Working professionals like Hunter are not the only non-traditional students going back to school. Retirees and empty nesters are now coming out of retirement to pursue their “dream job.”
Retirees are going back to school and launching second careers, proving that it’s never too late to become a teacher, scientist or doctor. Going back to school can help inspire and stimulate intellectual thinking. Lifelong learning is now a possibility for those who have already retired and have the time and personal commitment to do so.
Whether you want to show your children or grandchildren the importance of earning a degree or you’re a lifelong learner who wants to become a better, more educated person, returning to school at any age can be life-changing. If you left college due to family and work obligations, you can return to finish what you started and prove you can do it.

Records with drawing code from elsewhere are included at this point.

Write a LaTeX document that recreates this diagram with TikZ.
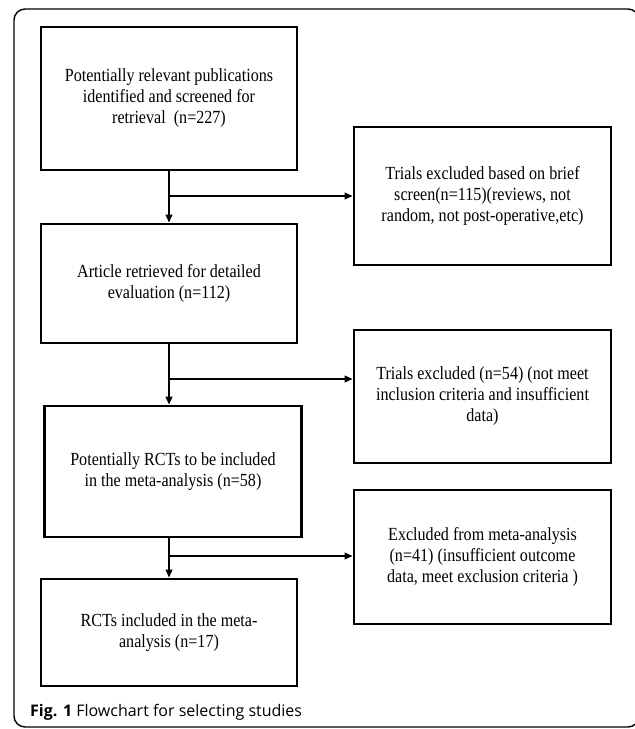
\documentclass[tikz,border=0pt]{standalone}
\usepackage{fontspec}
\setmainfont{Liberation Serif}[FakeStretch=0.87]
\newfontfamily\capfont{Open Sans}
\usepackage{tikz}
\usetikzlibrary{arrows.meta, positioning, calc}

\begin{document}
\begin{tikzpicture}[x=1pt, y=-1pt,
  box/.style={draw, line width=2.6pt, align=center, inner sep=0pt, font=\fontsize{18.5}{21}\selectfont},
  arr/.style={-{Triangle[length=8pt, width=6.5pt]}, line width=2pt},
  frame/.style={draw, line width=1.4pt, rounded corners=11pt},
]
\useasboundingbox (0,0) rectangle (635,729);
\draw[frame] (14,9) rectangle (639,727);
% main column
\node[box, minimum width=256pt, minimum height=143pt] (pub) at (169,98.5)
  {Potentially relevant publications\\identified and screened for\\retrieval~ (n=227)};
\node[box, minimum width=256pt, minimum height=119pt] (art) at (169,283.5)
  {Article retrieved for detailed\\evaluation (n=112)};
\node[box, minimum width=257pt, minimum height=131pt] (pot) at (173,471.5)
  {Potentially RCTs to be included\\in the meta-analysis (n=58)};
\node[box, minimum width=256pt, minimum height=107pt] (inc) at (169,632.5)
  {RCTs included in the meta-\\analysis (n=17)};
% excluded column
\node[box, minimum width=257pt, minimum height=138pt] (exA) at (482.5,196)
  {Trials excluded based on brief\\screen(n=115)(reviews, not\\random, not post-operative,etc)};
\node[box, minimum width=257pt, minimum height=133pt] (exB) at (482.5,396.5)
  {Trials excluded (n=54) (not meet\\inclusion criteria and insufficient\\data)};
\node[box, minimum width=257pt, minimum height=134pt] (exC) at (482.5,557)
  {Excluded from meta-analysis\\(n=41) (insufficient outcome\\data, meet exclusion criteria )};
% branch points
\coordinate (b1) at (169,196);
\coordinate (b2) at (169,379);
\coordinate (b3) at (169,556);
\draw[arr] (pub.south) -- (art.north);
\draw[arr] (art.south) -- (art.south |- pot.north);
\draw[arr] (pot.south -| inc.north) -- (inc.north);
\draw[arr] (b1) -- (exA.west |- b1);
\draw[arr] (b2) -- (exB.west |- b2);
\draw[arr] (b3) -- (exC.west |- b3);
% caption
\node[anchor=base west, inner sep=0pt, font=\capfont\fontsize{16}{19}\selectfont] (cap) at (30,716)
  {\textbf{Fig. 1} Flowchart for selecting studies};
\end{tikzpicture}
\end{document}
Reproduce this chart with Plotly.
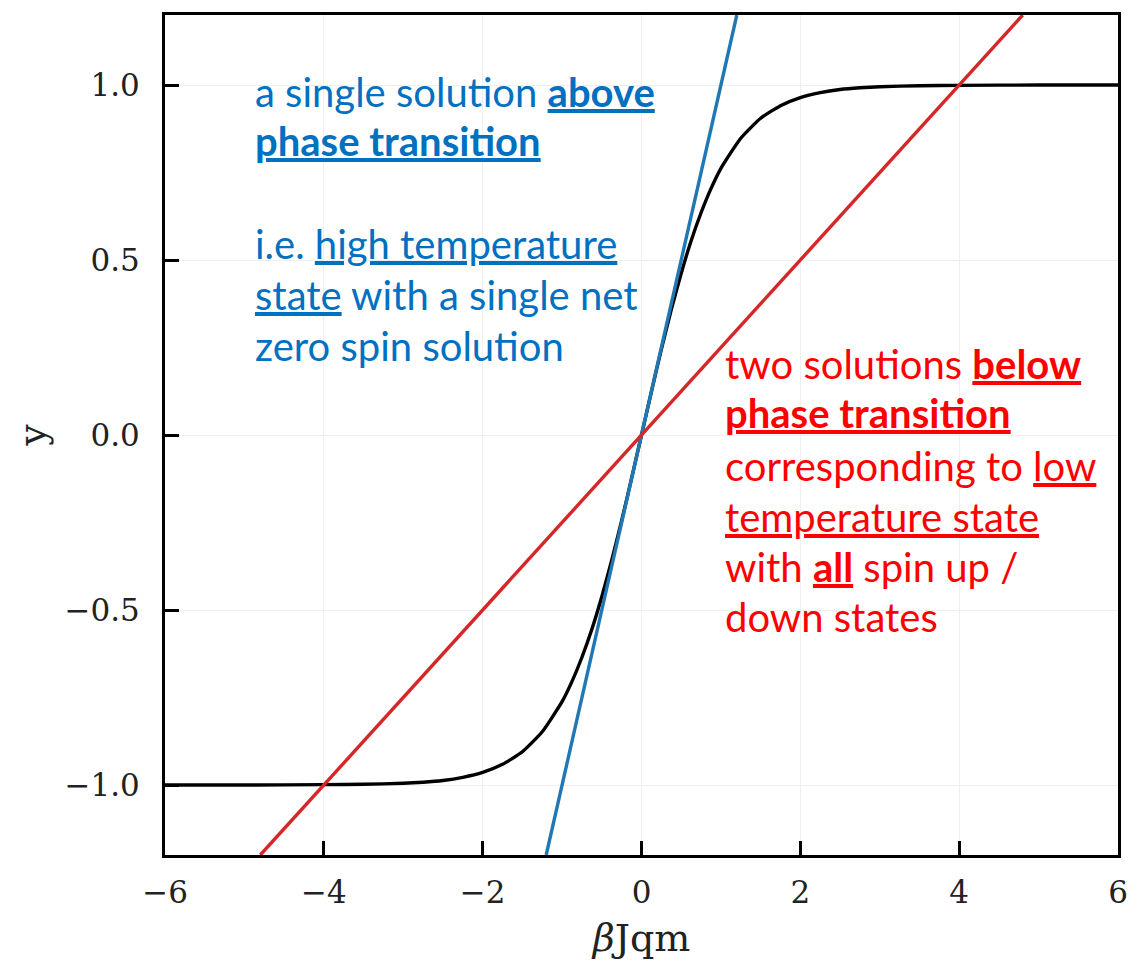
import plotly.graph_objects as go

# Curve y = tanh-like magnetisation curve
curve_x = [-6, -5, -4, -3.5, -3, -2.75, -2.5, -2.25, -2, -1.75, -1.5, -1.25, -1, -0.875, -0.75,
           -0.625, -0.5, -0.375, -0.25, -0.125, 0,
           0.125, 0.25, 0.375, 0.5, 0.625, 0.75, 0.875, 1, 1.25, 1.5, 1.75, 2, 2.25, 2.5, 2.75,
           3, 3.5, 4, 5, 6]
curve_y = [-1.0, -1.0, -0.999, -0.998, -0.995, -0.992, -0.987, -0.978, -0.964, -0.941, -0.905,
           -0.848, -0.762, -0.704, -0.635, -0.555, -0.462, -0.358, -0.245, -0.124, 0.0,
           0.124, 0.245, 0.358, 0.462, 0.555, 0.635, 0.704, 0.762, 0.848, 0.905, 0.941, 0.964,
           0.978, 0.987, 0.992, 0.995, 0.998, 0.999, 1.0, 1.0]

# Steep line (above transition)
steep_x = [-1.2, 1.2]
steep_y = [-1.2, 1.2]

# Shallow line (below transition)
shallow_x = [-4.8, 4.8]
shallow_y = [-1.2, 1.2]

x_ticks = [-6, -4, -2, 0, 2, 4, 6]
y_ticks = [-1.0, -0.5, 0.0, 0.5, 1.0]
y_tick_text = ["\u22121.0", "\u22120.5", "0.0", "0.5", "1.0"]
x_tick_text = ["\u22126", "\u22124", "\u22122", "0", "2", "4", "6"]

blue_lines = [
    "a single solution <u><b>above</b></u>",
    "<u><b>phase transition</b></u>",
    "i.e. <u>high temperature</u>",
    "<u>state</u> with a single net",
    "zero spin solution",
]
blue_y = [0.980, 0.841, 0.545, 0.400, 0.255]
blue_x = -4.89

red_lines = [
    "two solutions <u><b>below</b></u>",
    "<u><b>phase transition</b></u>",
    "corresponding to <u>low</u>",
    "<u>temperature state</u>",
    "with <u><b>all</b></u> spin up /",
    "down states",
]
red_y = [0.204, 0.062, -0.089, -0.233, -0.378, -0.520]
red_x = 1.03

fig = go.Figure()
fig.add_trace(go.Scatter(x=curve_x, y=curve_y, mode="lines",
                         line=dict(color="black", width=3.4, shape="spline", smoothing=0.5),
                         showlegend=False, hoverinfo="skip"))
fig.add_trace(go.Scatter(x=steep_x, y=steep_y, mode="lines",
                         line=dict(color="#1f77b4", width=3.4),
                         showlegend=False, hoverinfo="skip"))
fig.add_trace(go.Scatter(x=shallow_x, y=shallow_y, mode="lines",
                         line=dict(color="#d62728", width=3.4),
                         showlegend=False, hoverinfo="skip"))

annotations = []
for t, yy in zip(blue_lines, blue_y):
    annotations.append(dict(x=blue_x, y=yy, xref="x", yref="y", text=t, showarrow=False,
                            xanchor="left", yanchor="middle", align="left",
                            font=dict(family="Lato", size=40, color="#0070C0")))
for t, yy in zip(red_lines, red_y):
    annotations.append(dict(x=red_x, y=yy, xref="x", yref="y", text=t, showarrow=False,
                            xanchor="left", yanchor="middle", align="left",
                            font=dict(family="Lato", size=40, color="#FF0000")))

axis_common = dict(
    showline=True, linecolor="black", linewidth=3, mirror=True,
    ticks="inside", ticklen=14, tickwidth=3, tickcolor="black",
    showgrid=True, gridcolor="#efefef", gridwidth=1, zeroline=False,
    tickfont=dict(family="DejaVu Serif", size=31, color="#222"),
)

fig.update_xaxes(range=[-6, 6], tickvals=x_ticks, ticktext=x_tick_text,
                 title=dict(text="<i>β</i>Jqm", font=dict(family="DejaVu Serif", size=38, color="#222"),
                            standoff=16),
                 ticklabelstandoff=8, **axis_common)
fig.update_yaxes(range=[-1.2, 1.2], tickvals=y_ticks, ticktext=y_tick_text,
                 title=dict(text="y", font=dict(family="DejaVu Serif", size=38, color="#222"),
                            standoff=8),
                 ticklabelstandoff=16, **axis_common)

fig.update_layout(
    width=1140, height=953,
    margin=dict(l=157, r=30, t=4, b=106),
    plot_bgcolor="white", paper_bgcolor="white",
    annotations=annotations,
)

fig.write_html("out.html")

Cameron Grant, a Rhode Island native, wife and mother of two, earned a BA in Healthcare Administration in 2015 to ensure she had the skills and degree needed to advance. Grant joined the workforce as a dental assistant and worked her way up to director of dental services at a large community health center. However, after 16 years in the field, Grant knew she needed a degree to move into a leadership position.
Returning to school allowed her to set an example for her daughter.
“It was important to me that I finish. It means a lot to have her see me walk across that stage. I feel like in part I’m doing this for her so she can see what path I absolutely expect out of her. I wanted her to see me finishing something,” Grant said.